_Supplied information_.
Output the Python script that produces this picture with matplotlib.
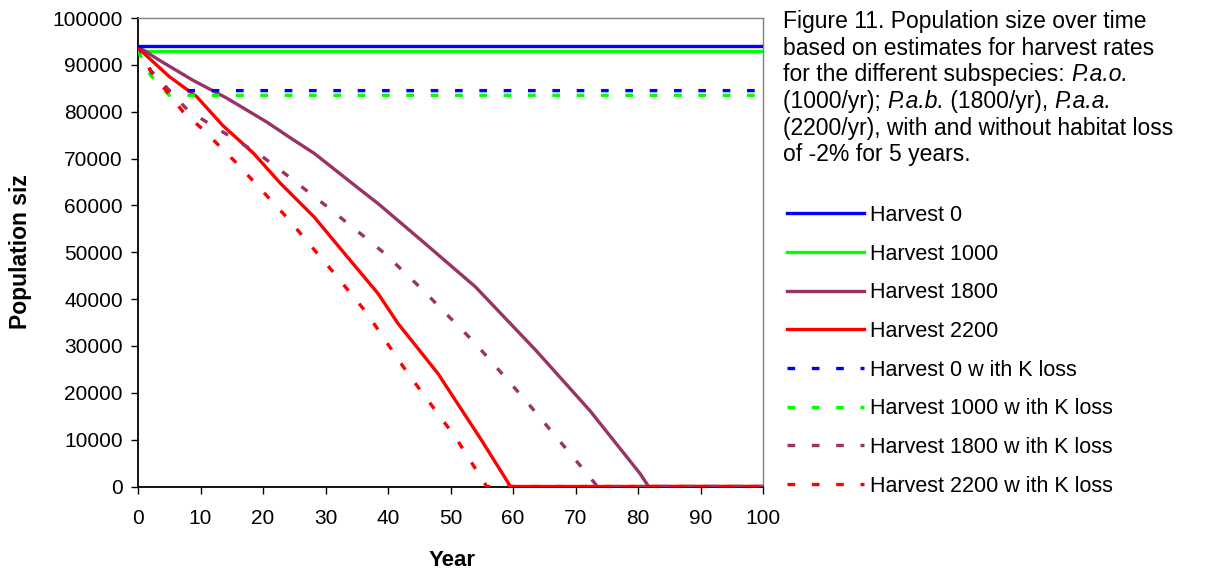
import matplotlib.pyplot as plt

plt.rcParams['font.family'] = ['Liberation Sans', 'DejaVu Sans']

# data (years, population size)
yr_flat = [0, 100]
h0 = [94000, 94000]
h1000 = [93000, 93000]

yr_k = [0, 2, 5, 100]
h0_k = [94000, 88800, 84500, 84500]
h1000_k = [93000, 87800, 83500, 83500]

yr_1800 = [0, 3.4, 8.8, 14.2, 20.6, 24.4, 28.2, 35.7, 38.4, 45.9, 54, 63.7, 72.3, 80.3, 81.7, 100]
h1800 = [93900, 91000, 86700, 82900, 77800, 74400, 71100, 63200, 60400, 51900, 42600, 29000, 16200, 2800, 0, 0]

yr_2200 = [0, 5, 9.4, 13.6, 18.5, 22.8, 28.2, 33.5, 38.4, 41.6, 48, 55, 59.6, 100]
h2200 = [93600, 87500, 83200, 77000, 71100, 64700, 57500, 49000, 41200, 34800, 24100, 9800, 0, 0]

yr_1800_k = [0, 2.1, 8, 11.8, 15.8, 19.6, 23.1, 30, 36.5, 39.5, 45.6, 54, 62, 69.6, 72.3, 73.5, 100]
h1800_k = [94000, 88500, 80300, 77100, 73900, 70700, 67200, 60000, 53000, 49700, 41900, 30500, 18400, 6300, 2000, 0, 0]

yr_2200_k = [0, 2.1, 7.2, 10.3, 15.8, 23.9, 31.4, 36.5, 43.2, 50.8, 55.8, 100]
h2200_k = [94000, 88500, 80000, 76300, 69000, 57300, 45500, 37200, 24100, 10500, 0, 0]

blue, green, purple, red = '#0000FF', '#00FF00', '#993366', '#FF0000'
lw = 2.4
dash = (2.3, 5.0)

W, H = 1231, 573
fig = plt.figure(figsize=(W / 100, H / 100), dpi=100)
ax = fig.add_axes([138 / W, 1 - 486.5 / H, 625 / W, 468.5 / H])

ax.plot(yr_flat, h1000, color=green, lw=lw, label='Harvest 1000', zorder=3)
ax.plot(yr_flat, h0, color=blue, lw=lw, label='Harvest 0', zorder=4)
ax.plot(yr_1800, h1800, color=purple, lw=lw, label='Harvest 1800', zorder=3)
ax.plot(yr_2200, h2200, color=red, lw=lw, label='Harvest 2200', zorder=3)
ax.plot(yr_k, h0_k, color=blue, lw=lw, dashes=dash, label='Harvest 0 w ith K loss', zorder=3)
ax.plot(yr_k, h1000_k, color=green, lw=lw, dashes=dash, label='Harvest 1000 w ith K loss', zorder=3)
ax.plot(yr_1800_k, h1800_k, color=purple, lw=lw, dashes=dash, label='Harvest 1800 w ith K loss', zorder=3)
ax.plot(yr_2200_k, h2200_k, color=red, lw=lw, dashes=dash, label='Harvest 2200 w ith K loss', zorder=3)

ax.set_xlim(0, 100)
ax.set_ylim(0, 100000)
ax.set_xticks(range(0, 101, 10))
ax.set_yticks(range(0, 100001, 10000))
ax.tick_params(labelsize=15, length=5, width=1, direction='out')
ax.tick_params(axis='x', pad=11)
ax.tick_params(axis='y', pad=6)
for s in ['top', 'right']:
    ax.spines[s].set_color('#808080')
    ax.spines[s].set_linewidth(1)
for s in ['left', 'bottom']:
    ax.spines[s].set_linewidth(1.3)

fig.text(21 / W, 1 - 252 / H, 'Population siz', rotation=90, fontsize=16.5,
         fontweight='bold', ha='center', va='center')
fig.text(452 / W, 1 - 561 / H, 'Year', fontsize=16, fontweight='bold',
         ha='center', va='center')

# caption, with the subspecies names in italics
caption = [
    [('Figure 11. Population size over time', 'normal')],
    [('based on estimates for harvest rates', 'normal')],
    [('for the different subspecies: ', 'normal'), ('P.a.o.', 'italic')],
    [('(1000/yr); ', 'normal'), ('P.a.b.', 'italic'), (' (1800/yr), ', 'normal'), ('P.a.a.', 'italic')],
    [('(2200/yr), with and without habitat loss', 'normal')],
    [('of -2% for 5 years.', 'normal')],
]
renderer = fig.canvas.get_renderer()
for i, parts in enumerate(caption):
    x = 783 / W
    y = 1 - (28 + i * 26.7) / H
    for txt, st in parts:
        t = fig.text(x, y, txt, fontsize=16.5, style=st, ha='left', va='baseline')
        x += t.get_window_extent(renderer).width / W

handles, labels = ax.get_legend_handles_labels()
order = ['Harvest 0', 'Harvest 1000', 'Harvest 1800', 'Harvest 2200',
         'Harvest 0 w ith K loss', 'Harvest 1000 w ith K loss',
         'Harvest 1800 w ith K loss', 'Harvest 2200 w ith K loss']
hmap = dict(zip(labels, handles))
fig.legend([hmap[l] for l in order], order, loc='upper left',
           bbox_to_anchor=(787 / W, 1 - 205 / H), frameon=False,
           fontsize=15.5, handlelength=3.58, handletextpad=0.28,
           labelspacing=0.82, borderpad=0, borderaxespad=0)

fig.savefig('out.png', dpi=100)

_Written instruction_. Write out the whole listing exactly, and drop the pictures.

_Exercise response_.
Output the Python script that produces this picture with matplotlib.
import matplotlib.pyplot as plt

plt.rcParams['font.family'] = ['Liberation Sans', 'DejaVu Sans']

# data (years, population size)
yr_flat = [0, 100]
h0 = [94000, 94000]
h1000 = [93000, 93000]

yr_k = [0, 2, 5, 100]
h0_k = [94000, 88800, 84500, 84500]
h1000_k = [93000, 87800, 83500, 83500]

yr_1800 = [0, 3.4, 8.8, 14.2, 20.6, 24.4, 28.2, 35.7, 38.4, 45.9, 54, 63.7, 72.3, 80.3, 81.7, 100]
h1800 = [93900, 91000, 86700, 82900, 77800, 74400, 71100, 63200, 60400, 51900, 42600, 29000, 16200, 2800, 0, 0]

yr_2200 = [0, 5, 9.4, 13.6, 18.5, 22.8, 28.2, 33.5, 38.4, 41.6, 48, 55, 59.6, 100]
h2200 = [93600, 87500, 83200, 77000, 71100, 64700, 57500, 49000, 41200, 34800, 24100, 9800, 0, 0]

yr_1800_k = [0, 2.1, 8, 11.8, 15.8, 19.6, 23.1, 30, 36.5, 39.5, 45.6, 54, 62, 69.6, 72.3, 73.5, 100]
h1800_k = [94000, 88500, 80300, 77100, 73900, 70700, 67200, 60000, 53000, 49700, 41900, 30500, 18400, 6300, 2000, 0, 0]

yr_2200_k = [0, 2.1, 7.2, 10.3, 15.8, 23.9, 31.4, 36.5, 43.2, 50.8, 55.8, 100]
h2200_k = [94000, 88500, 80000, 76300, 69000, 57300, 45500, 37200, 24100, 10500, 0, 0]

blue, green, purple, red = '#0000FF', '#00FF00', '#993366', '#FF0000'
lw = 2.4
dash = (2.3, 5.0)

W, H = 1231, 573
fig = plt.figure(figsize=(W / 100, H / 100), dpi=100)
ax = fig.add_axes([138 / W, 1 - 486.5 / H, 625 / W, 468.5 / H])

ax.plot(yr_flat, h1000, color=green, lw=lw, label='Harvest 1000', zorder=3)
ax.plot(yr_flat, h0, color=blue, lw=lw, label='Harvest 0', zorder=4)
ax.plot(yr_1800, h1800, color=purple, lw=lw, label='Harvest 1800', zorder=3)
ax.plot(yr_2200, h2200, color=red, lw=lw, label='Harvest 2200', zorder=3)
ax.plot(yr_k, h0_k, color=blue, lw=lw, dashes=dash, label='Harvest 0 w ith K loss', zorder=3)
ax.plot(yr_k, h1000_k, color=green, lw=lw, dashes=dash, label='Harvest 1000 w ith K loss', zorder=3)
ax.plot(yr_1800_k, h1800_k, color=purple, lw=lw, dashes=dash, label='Harvest 1800 w ith K loss', zorder=3)
ax.plot(yr_2200_k, h2200_k, color=red, lw=lw, dashes=dash, label='Harvest 2200 w ith K loss', zorder=3)

ax.set_xlim(0, 100)
ax.set_ylim(0, 100000)
ax.set_xticks(range(0, 101, 10))
ax.set_yticks(range(0, 100001, 10000))
ax.tick_params(labelsize=15, length=5, width=1, direction='out')
ax.tick_params(axis='x', pad=11)
ax.tick_params(axis='y', pad=6)
for s in ['top', 'right']:
    ax.spines[s].set_color('#808080')
    ax.spines[s].set_linewidth(1)
for s in ['left', 'bottom']:
    ax.spines[s].set_linewidth(1.3)

fig.text(21 / W, 1 - 252 / H, 'Population siz', rotation=90, fontsize=16.5,
         fontweight='bold', ha='center', va='center')
fig.text(452 / W, 1 - 561 / H, 'Year', fontsize=16, fontweight='bold',
         ha='center', va='center')

# caption, with the subspecies names in italics
caption = [
    [('Figure 11. Population size over time', 'normal')],
    [('based on estimates for harvest rates', 'normal')],
    [('for the different subspecies: ', 'normal'), ('P.a.o.', 'italic')],
    [('(1000/yr); ', 'normal'), ('P.a.b.', 'italic'), (' (1800/yr), ', 'normal'), ('P.a.a.', 'italic')],
    [('(2200/yr), with and without habitat loss', 'normal')],
    [('of -2% for 5 years.', 'normal')],
]
renderer = fig.canvas.get_renderer()
for i, parts in enumerate(caption):
    x = 783 / W
    y = 1 - (28 + i * 26.7) / H
    for txt, st in parts:
        t = fig.text(x, y, txt, fontsize=16.5, style=st, ha='left', va='baseline')
        x += t.get_window_extent(renderer).width / W

handles, labels = ax.get_legend_handles_labels()
order = ['Harvest 0', 'Harvest 1000', 'Harvest 1800', 'Harvest 2200',
         'Harvest 0 w ith K loss', 'Harvest 1000 w ith K loss',
         'Harvest 1800 w ith K loss', 'Harvest 2200 w ith K loss']
hmap = dict(zip(labels, handles))
fig.legend([hmap[l] for l in order], order, loc='upper left',
           bbox_to_anchor=(787 / W, 1 - 205 / H), frameon=False,
           fontsize=15.5, handlelength=3.58, handletextpad=0.28,
           labelspacing=0.82, borderpad=0, borderaxespad=0)

fig.savefig('out.png', dpi=100)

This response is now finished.